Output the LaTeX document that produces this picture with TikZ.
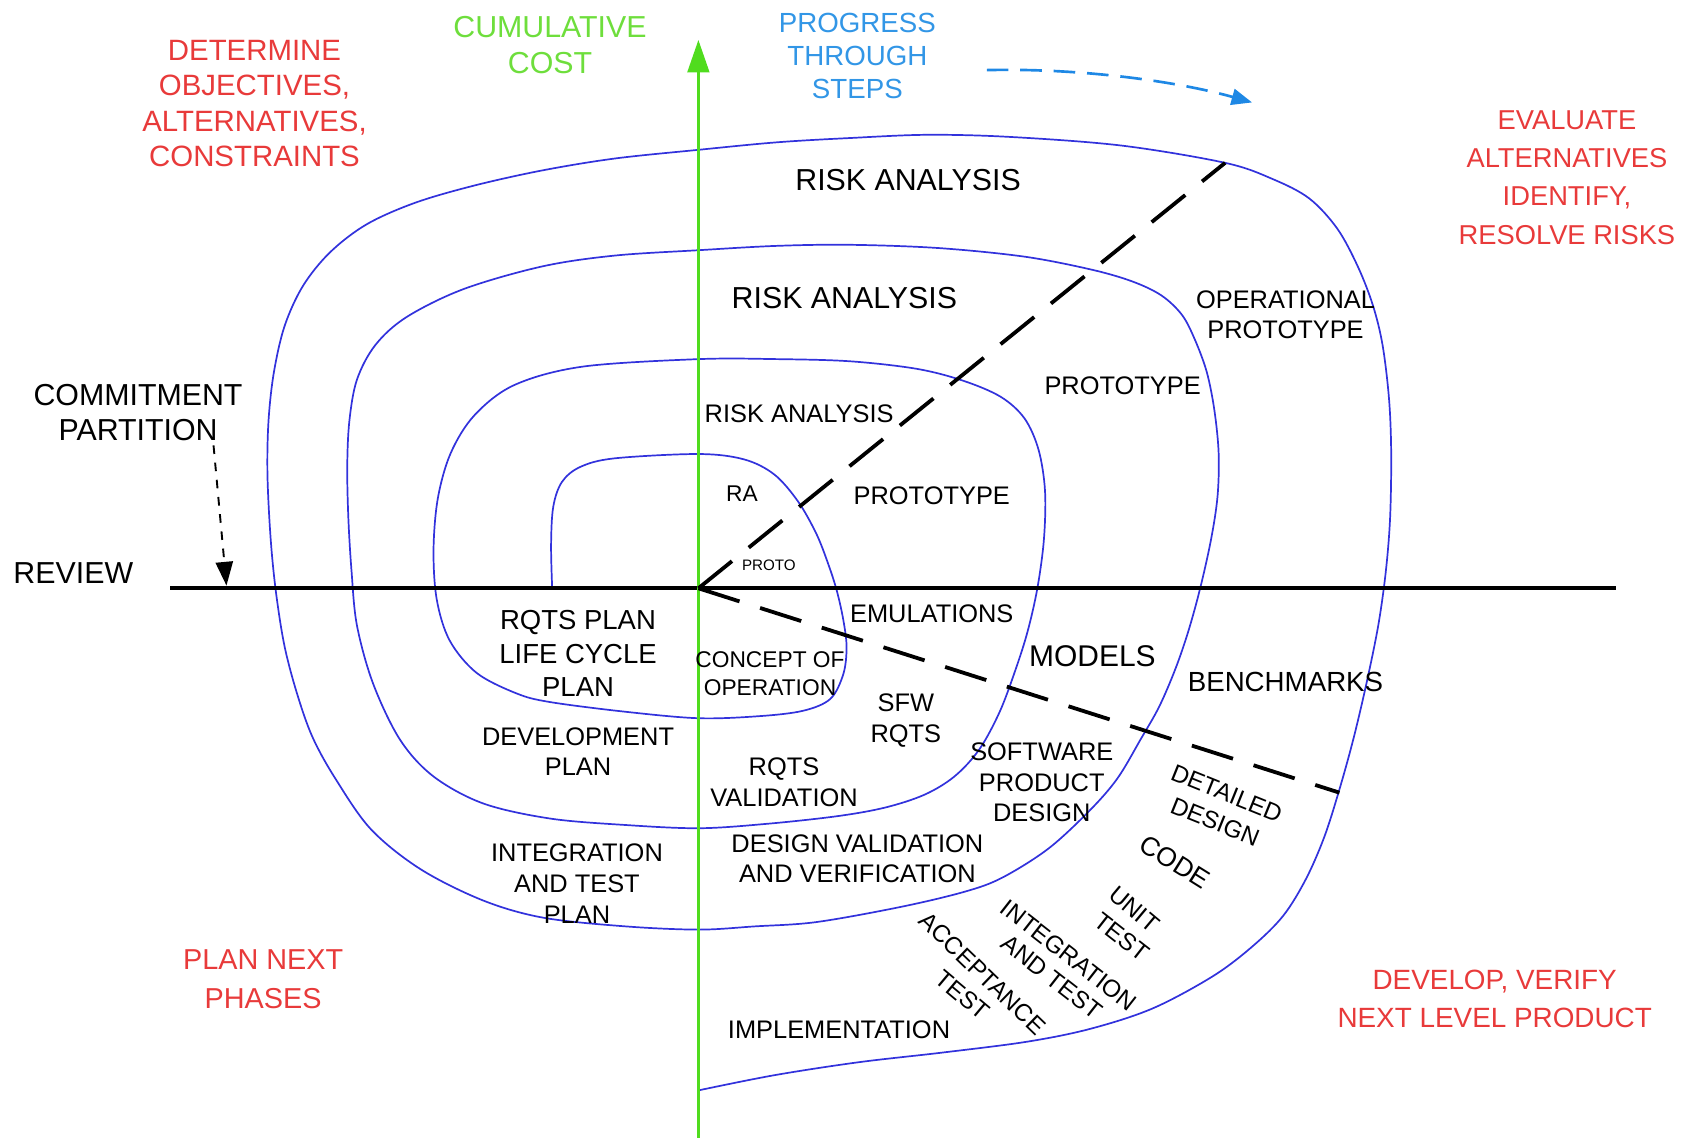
\documentclass[tikz,border=0pt]{standalone}
\usepackage{fontspec}
\setmainfont{Liberation Sans}
\usetikzlibrary{arrows.meta}
\definecolor{redtxt}{RGB}{232,58,58}
\definecolor{greenaxis}{RGB}{80,220,30}
\definecolor{greentxt}{RGB}{110,222,60}
\definecolor{bluetxt}{RGB}{50,150,230}
\definecolor{bluearrow}{RGB}{30,136,229}
\definecolor{spiralblue}{RGB}{50,50,220}
\newcommand\fz[2]{\fontsize{#1}{#2}\selectfont}
\begin{document}
\begin{tikzpicture}[x=0.01cm,y=-0.01cm,
  every node/.style={inner sep=0pt,outer sep=0pt,align=center},
  tsmall/.style={font=\fz{6.7}{8.1}},
  tbig/.style={font=\fz{8}{9.4}},
  trot/.style={font=\fz{6.4}{7.7}},
  redlbl/.style={text=redtxt},
  spiral/.style={draw=spiralblue,line width=0.45pt},
  bigdash/.style={line width=1pt,dash pattern=on 0.4cm off 0.2cm},
]
\useasboundingbox (0,0) rectangle (1568,1055);

% coordinates
\coordinate (O) at (647.6,545.5);
\coordinate (ytop) at (647.6,37);
\coordinate (ybot) at (647.6,1055);
\coordinate (revL) at (158,545.5);
\coordinate (revR) at (1498,545.5);
\coordinate (dU) at (1136,151);
\coordinate (dL) at (1242,735);
\coordinate (cmS) at (198,413);
\coordinate (cmE) at (210,543);
\coordinate (bS) at (915,65);
\coordinate (bE) at (1161,95);

% spiral
\draw[spiral] plot[smooth,tension=0.55] coordinates {
(512,545) (511,505) (513,470) (521,447) (538,433) (570,425) (648,421) (690,426) (718,440) (740,465) (757,495) (768,523) (776,548) (782,575) (785,600) (782,625) (770,648) (745,659) (705,664) (648,666) (580,660) (510,651) (479,643) (442,624) (417,594) (405,556) (402,510) (406,462) (418,420) (440,385) (477,357) (540,340) (648,333) (720,333) (788,335) (850,342) (893,353) (928,368) (950,388) (963,417) (969,455) (968,500) (962,545) (953,585) (942,620) (927,660) (908,695) (885,720) (857,737) (820,749) (775,757) (710,764) (648,768) (580,765) (510,759) (448,745) (402,720) (371,686) (346,634) (331,580) (326,530) (323,480) (322,432) (324,390) (331,352) (348,320) (377,294) (430,268) (503,247) (570,237) (648,232) (720,228) (788,227) (870,230) (950,238) (1012,250) (1050,261) (1077,274) (1096,292) (1108,315) (1119,345) (1126,380) (1130,420) (1129,460) (1123,500) (1113,545) (1102,585) (1090,620) (1075,655) (1058,685) (1036,722) (1010,752) (972,787) (929,814) (894,827) (835,841) (757,855) (700,859) (648,862) (580,859) (504,851) (448,835) (390,806) (344,769) (311,722) (290,684) (276,645) (264,600) (256,550) (251,500) (248,440) (249,390) (254,345) (264,302) (281,265) (306,234) (340,208) (385,188) (440,172) (503,158) (570,147) (647,139) (720,132) (788,128) (860,125) (937,127) (1040,135) (1136,151) (1180,166) (1214,184) (1240,212) (1259,247) (1273,283) (1282,320) (1288,370) (1290,420) (1289,480) (1285,530) (1278,580) (1267,634) (1255,685) (1242,732) (1228,776) (1211,815) (1190,849) (1162,877) (1125,905) (1069,935) (1011,954) (952,966) (874,976) (796,985) (718,997) (648,1011)};

% axes and partition lines
\draw[line width=1.1pt] (revL) -- (revR);
\draw[greenaxis,line width=0.75pt,-{Triangle[length=0.3cm,width=0.2cm]}] (ybot) -- (ytop);
\draw[bigdash] (O) -- (dU);
\draw[bigdash] (O) -- (dL);
\draw[line width=0.5pt,dash pattern=on 0.08cm off 0.08cm,-{Triangle[length=0.22cm,width=0.16cm]}] (cmS) -- (cmE);
\draw[bluearrow,line width=0.7pt,dash pattern=on 0.2cm off 0.11cm,-{Triangle[length=0.19cm,width=0.15cm]}] (bS) .. controls (1000,63) and (1090,75) .. (bE);

% quadrant labels
\node[redlbl,font=\fz{7.75}{9.4}] (determine) at (236,96) {DETERMINE\\OBJECTIVES,\\ALTERNATIVES,\\CONSTRAINTS};
\node[text=greentxt,font=\fz{8}{9.4}] (cumcost) at (510,41.5) {CUMULATIVE\\COST};
\node[text=bluetxt,font=\fz{7.3}{8.8}] (progress) at (795,52) {PROGRESS\\THROUGH\\STEPS};
\node[redlbl,font=\fz{7.2}{10.1}] (evaluate) at (1453,164.5) {EVALUATE\\ALTERNATIVES\\IDENTIFY,\\RESOLVE RISKS};
\node[redlbl,font=\fz{7.6}{10.2}] (plannext) at (244,908) {PLAN NEXT\\PHASES};
\node[redlbl,font=\fz{7.35}{10}] (develop) at (1386,926.5) {DEVELOP, VERIFY\\NEXT LEVEL PRODUCT};
\node[tbig] (commit) at (128,382.5) {COMMITMENT\\PARTITION};
\node[tbig] (review) at (68,531) {REVIEW};

% inner labels
\node[tbig] (risk1) at (842,167) {RISK ANALYSIS};
\node[tbig] (risk2) at (783,276) {RISK ANALYSIS};
\node[tsmall] (risk3) at (741,384) {RISK ANALYSIS};
\node[font=\fz{6}{7}] (ra) at (688,458) {RA};
\node[font=\fz{4}{5}] (proto) at (713,524) {PROTO};
\node[tsmall] (prototypeA) at (864,460) {PROTOTYPE};
\node[tsmall] (prototypeB) at (1041,358) {PROTOTYPE};
\node[font=\fz{6.7}{8}] (opproto) at (1192,292) {OPERATIONAL\\PROTOTYPE};
\node[tsmall] (emul) at (864,569) {EMULATIONS};
\node[font=\fz{7.9}{9}] (models) at (1013,608) {MODELS};
\node[font=\fz{7.3}{8.5}] (bench) at (1192,632) {BENCHMARKS};
\node[font=\fz{7.25}{8.8}] (rqtsplan) at (536,606) {RQTS PLAN\\LIFE CYCLE\\PLAN};
\node[font=\fz{6}{7.4}] (concept) at (714,625) {CONCEPT OF\\OPERATION};
\node[font=\fz{6.7}{8}] (devplan) at (536,697) {DEVELOPMENT\\PLAN};
\node[font=\fz{6.7}{8.2}] (sfw) at (840,668.5) {SFW\\RQTS};
\node[font=\fz{6.7}{8.2}] (rqtsval) at (727,725.5) {RQTS\\VALIDATION};
\node[font=\fz{6.7}{8.1}] (swpd) at (966,725.5) {SOFTWARE\\PRODUCT\\DESIGN};
\node[font=\fz{6.7}{8}] (dvv) at (795,796) {DESIGN VALIDATION\\AND VERIFICATION};
\node[font=\fz{6.7}{8.1}] (itp) at (535,819.5) {INTEGRATION\\AND TEST\\PLAN};
\node[tsmall] (impl) at (778,955) {IMPLEMENTATION};

% rotated labels
\node[trot,rotate=-22] (detailed) at (1137.5,735.6) {DETAILED};
\node[trot,rotate=-22] (ddesign) at (1126.7,762) {DESIGN};
\node[font=\fz{7}{8},rotate=-32] (code) at (1089.6,799) {CODE};
\node[trot,rotate=-40] (unit) at (1051.6,843.2) {UNIT};
\node[trot,rotate=-38] (utest) at (1040,869) {TEST};
\node[trot,rotate=-38] (integ) at (991,885.6) {INTEGRATION};
\node[trot,rotate=-38] (andtest) at (975.2,905.7) {AND TEST};
\node[trot,rotate=-44] (accept) at (911,902.6) {ACCEPTANCE};
\node[trot,rotate=-40] (atest) at (892.7,922.7) {TEST};
\end{tikzpicture}
\end{document}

##########

**Work to be completed**
Keep the pictures out of the copy and write out the data exactly as it stands.

**Correct result**
Output the LaTeX document that produces this picture with TikZ.
\documentclass[tikz,border=0pt]{standalone}
\usepackage{fontspec}
\setmainfont{Liberation Sans}
\usetikzlibrary{arrows.meta}
\definecolor{redtxt}{RGB}{232,58,58}
\definecolor{greenaxis}{RGB}{80,220,30}
\definecolor{greentxt}{RGB}{110,222,60}
\definecolor{bluetxt}{RGB}{50,150,230}
\definecolor{bluearrow}{RGB}{30,136,229}
\definecolor{spiralblue}{RGB}{50,50,220}
\newcommand\fz[2]{\fontsize{#1}{#2}\selectfont}
\begin{document}
\begin{tikzpicture}[x=0.01cm,y=-0.01cm,
  every node/.style={inner sep=0pt,outer sep=0pt,align=center},
  tsmall/.style={font=\fz{6.7}{8.1}},
  tbig/.style={font=\fz{8}{9.4}},
  trot/.style={font=\fz{6.4}{7.7}},
  redlbl/.style={text=redtxt},
  spiral/.style={draw=spiralblue,line width=0.45pt},
  bigdash/.style={line width=1pt,dash pattern=on 0.4cm off 0.2cm},
]
\useasboundingbox (0,0) rectangle (1568,1055);

% coordinates
\coordinate (O) at (647.6,545.5);
\coordinate (ytop) at (647.6,37);
\coordinate (ybot) at (647.6,1055);
\coordinate (revL) at (158,545.5);
\coordinate (revR) at (1498,545.5);
\coordinate (dU) at (1136,151);
\coordinate (dL) at (1242,735);
\coordinate (cmS) at (198,413);
\coordinate (cmE) at (210,543);
\coordinate (bS) at (915,65);
\coordinate (bE) at (1161,95);

% spiral
\draw[spiral] plot[smooth,tension=0.55] coordinates {
(512,545) (511,505) (513,470) (521,447) (538,433) (570,425) (648,421) (690,426) (718,440) (740,465) (757,495) (768,523) (776,548) (782,575) (785,600) (782,625) (770,648) (745,659) (705,664) (648,666) (580,660) (510,651) (479,643) (442,624) (417,594) (405,556) (402,510) (406,462) (418,420) (440,385) (477,357) (540,340) (648,333) (720,333) (788,335) (850,342) (893,353) (928,368) (950,388) (963,417) (969,455) (968,500) (962,545) (953,585) (942,620) (927,660) (908,695) (885,720) (857,737) (820,749) (775,757) (710,764) (648,768) (580,765) (510,759) (448,745) (402,720) (371,686) (346,634) (331,580) (326,530) (323,480) (322,432) (324,390) (331,352) (348,320) (377,294) (430,268) (503,247) (570,237) (648,232) (720,228) (788,227) (870,230) (950,238) (1012,250) (1050,261) (1077,274) (1096,292) (1108,315) (1119,345) (1126,380) (1130,420) (1129,460) (1123,500) (1113,545) (1102,585) (1090,620) (1075,655) (1058,685) (1036,722) (1010,752) (972,787) (929,814) (894,827) (835,841) (757,855) (700,859) (648,862) (580,859) (504,851) (448,835) (390,806) (344,769) (311,722) (290,684) (276,645) (264,600) (256,550) (251,500) (248,440) (249,390) (254,345) (264,302) (281,265) (306,234) (340,208) (385,188) (440,172) (503,158) (570,147) (647,139) (720,132) (788,128) (860,125) (937,127) (1040,135) (1136,151) (1180,166) (1214,184) (1240,212) (1259,247) (1273,283) (1282,320) (1288,370) (1290,420) (1289,480) (1285,530) (1278,580) (1267,634) (1255,685) (1242,732) (1228,776) (1211,815) (1190,849) (1162,877) (1125,905) (1069,935) (1011,954) (952,966) (874,976) (796,985) (718,997) (648,1011)};

% axes and partition lines
\draw[line width=1.1pt] (revL) -- (revR);
\draw[greenaxis,line width=0.75pt,-{Triangle[length=0.3cm,width=0.2cm]}] (ybot) -- (ytop);
\draw[bigdash] (O) -- (dU);
\draw[bigdash] (O) -- (dL);
\draw[line width=0.5pt,dash pattern=on 0.08cm off 0.08cm,-{Triangle[length=0.22cm,width=0.16cm]}] (cmS) -- (cmE);
\draw[bluearrow,line width=0.7pt,dash pattern=on 0.2cm off 0.11cm,-{Triangle[length=0.19cm,width=0.15cm]}] (bS) .. controls (1000,63) and (1090,75) .. (bE);

% quadrant labels
\node[redlbl,font=\fz{7.75}{9.4}] (determine) at (236,96) {DETERMINE\\OBJECTIVES,\\ALTERNATIVES,\\CONSTRAINTS};
\node[text=greentxt,font=\fz{8}{9.4}] (cumcost) at (510,41.5) {CUMULATIVE\\COST};
\node[text=bluetxt,font=\fz{7.3}{8.8}] (progress) at (795,52) {PROGRESS\\THROUGH\\STEPS};
\node[redlbl,font=\fz{7.2}{10.1}] (evaluate) at (1453,164.5) {EVALUATE\\ALTERNATIVES\\IDENTIFY,\\RESOLVE RISKS};
\node[redlbl,font=\fz{7.6}{10.2}] (plannext) at (244,908) {PLAN NEXT\\PHASES};
\node[redlbl,font=\fz{7.35}{10}] (develop) at (1386,926.5) {DEVELOP, VERIFY\\NEXT LEVEL PRODUCT};
\node[tbig] (commit) at (128,382.5) {COMMITMENT\\PARTITION};
\node[tbig] (review) at (68,531) {REVIEW};

% inner labels
\node[tbig] (risk1) at (842,167) {RISK ANALYSIS};
\node[tbig] (risk2) at (783,276) {RISK ANALYSIS};
\node[tsmall] (risk3) at (741,384) {RISK ANALYSIS};
\node[font=\fz{6}{7}] (ra) at (688,458) {RA};
\node[font=\fz{4}{5}] (proto) at (713,524) {PROTO};
\node[tsmall] (prototypeA) at (864,460) {PROTOTYPE};
\node[tsmall] (prototypeB) at (1041,358) {PROTOTYPE};
\node[font=\fz{6.7}{8}] (opproto) at (1192,292) {OPERATIONAL\\PROTOTYPE};
\node[tsmall] (emul) at (864,569) {EMULATIONS};
\node[font=\fz{7.9}{9}] (models) at (1013,608) {MODELS};
\node[font=\fz{7.3}{8.5}] (bench) at (1192,632) {BENCHMARKS};
\node[font=\fz{7.25}{8.8}] (rqtsplan) at (536,606) {RQTS PLAN\\LIFE CYCLE\\PLAN};
\node[font=\fz{6}{7.4}] (concept) at (714,625) {CONCEPT OF\\OPERATION};
\node[font=\fz{6.7}{8}] (devplan) at (536,697) {DEVELOPMENT\\PLAN};
\node[font=\fz{6.7}{8.2}] (sfw) at (840,668.5) {SFW\\RQTS};
\node[font=\fz{6.7}{8.2}] (rqtsval) at (727,725.5) {RQTS\\VALIDATION};
\node[font=\fz{6.7}{8.1}] (swpd) at (966,725.5) {SOFTWARE\\PRODUCT\\DESIGN};
\node[font=\fz{6.7}{8}] (dvv) at (795,796) {DESIGN VALIDATION\\AND VERIFICATION};
\node[font=\fz{6.7}{8.1}] (itp) at (535,819.5) {INTEGRATION\\AND TEST\\PLAN};
\node[tsmall] (impl) at (778,955) {IMPLEMENTATION};

% rotated labels
\node[trot,rotate=-22] (detailed) at (1137.5,735.6) {DETAILED};
\node[trot,rotate=-22] (ddesign) at (1126.7,762) {DESIGN};
\node[font=\fz{7}{8},rotate=-32] (code) at (1089.6,799) {CODE};
\node[trot,rotate=-40] (unit) at (1051.6,843.2) {UNIT};
\node[trot,rotate=-38] (utest) at (1040,869) {TEST};
\node[trot,rotate=-38] (integ) at (991,885.6) {INTEGRATION};
\node[trot,rotate=-38] (andtest) at (975.2,905.7) {AND TEST};
\node[trot,rotate=-44] (accept) at (911,902.6) {ACCEPTANCE};
\node[trot,rotate=-40] (atest) at (892.7,922.7) {TEST};
\end{tikzpicture}
\end{document}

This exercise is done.